In almond: Symptoms include early flowering, stunted growth, leaf rosetting (a disease symptom characterized by short, bunchy growth habit due to shortened internodes and reduction in leaf size), dieback, off-season growth, proliferation of slender shoots, witches"-broom, and smaller pale green leaves (Abou-Jawdah et al., 2002). Witches"-broom symptoms arise mainly from the trunk or roots (Abou-Jawdah et al., 2002). The phytoplasma has also been detected in symptomless almond hosts (Abou-Jawdah et al., 2002).
Some almond cultivars are more susceptible to "Ca. P. phoenicium" than other cultivars. In Lebanon, the Alwani and Awja cultivars are highly susceptible and developed severe symptoms, and the Kachabi cultivar is less severely affected (Verdin et al., 2003). The susceptibility of almond cultivars grown in the United States is not currently known.

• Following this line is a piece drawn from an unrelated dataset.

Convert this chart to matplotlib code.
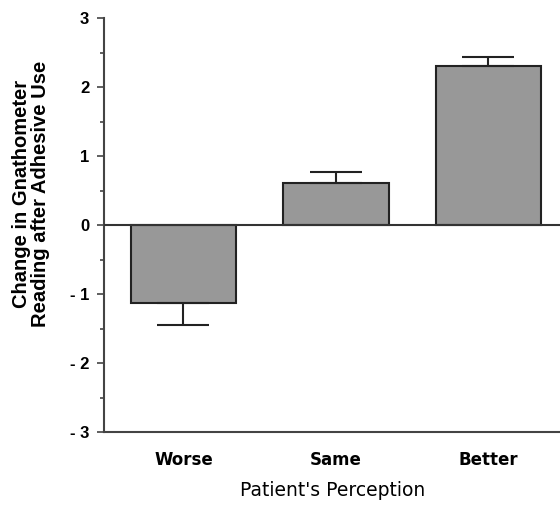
import matplotlib
matplotlib.use("Agg")
import matplotlib.pyplot as plt
from matplotlib.ticker import MultipleLocator, FixedLocator

categories = ["Worse", "Same", "Better"]
values = [-1.13, 0.61, 2.30]
errors = [0.32, 0.16, 0.13]
ytick_vals = [-3, -2, -1, 0, 1, 2, 3]
ytick_labels = ["- 3", "- 2", "- 1", "0", "1", "2", "3"]

fig = plt.figure(figsize=(5.6, 5.17), dpi=100)
ax = fig.add_axes([0.1866, 0.1644, 0.8134, 0.8006])

x = list(range(len(categories)))
ax.bar(x, values, width=0.69, color="#989898", edgecolor="#222222", linewidth=1.5, zorder=2)

lower = [e if v < 0 else 0 for v, e in zip(values, errors)]
upper = [e if v >= 0 else 0 for v, e in zip(values, errors)]
ax.errorbar(x, values, yerr=[lower, upper], fmt="none", ecolor="#222222",
            elinewidth=1.5, capsize=18.5, capthick=1.5, zorder=3)

ax.axhline(0, color="#333333", linewidth=1.5, zorder=4)

ax.set_xlim(-0.518, 2.47)
ax.set_ylim(-3, 3)
ax.yaxis.set_major_locator(FixedLocator(ytick_vals))
ax.set_yticklabels(ytick_labels, fontsize=12, fontweight="bold", family="Liberation Sans")
ax.yaxis.set_minor_locator(MultipleLocator(0.5))
ax.tick_params(axis="y", which="major", length=5, width=1.2, color="#444444", pad=6)
ax.tick_params(axis="y", which="minor", length=3, width=1.2, color="#444444")

ax.set_xticks(x)
ax.set_xticklabels(categories, fontsize=12, fontweight="bold", family="DejaVu Sans")
ax.tick_params(axis="x", length=0, pad=14)

for s in ["top", "right"]:
    ax.spines[s].set_visible(False)
for s in ["left", "bottom"]:
    ax.spines[s].set_color("#444444")
    ax.spines[s].set_linewidth(1.5)

ax.set_xlabel("Patient's Perception", fontsize=13.5, family="DejaVu Sans", labelpad=8)
ax.set_ylabel("Change in Gnathometer\nReading after Adhesive Use", fontsize=14.5,
              fontweight="bold", family="Liberation Sans", linespacing=1.05)
ax.yaxis.set_label_coords(-0.119, 0.575)

fig.savefig("out.png", dpi=100)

In peach/nectarine: Symptoms early in the growing season include premature flowering followed by the early development of buds (Molino-Lova et al., 2011). Symptoms later in the growing season include: shoot proliferation, smaller leaves with a pale green color, abnormal flowers (phyllody), and witches"-broom symptoms in rare cases (Abou-Jawdah et al., 2010). Most infected trees do not set any fruit, but some trees bore a limited number of deformed fruits (Abou-Jawdah et al., 2010).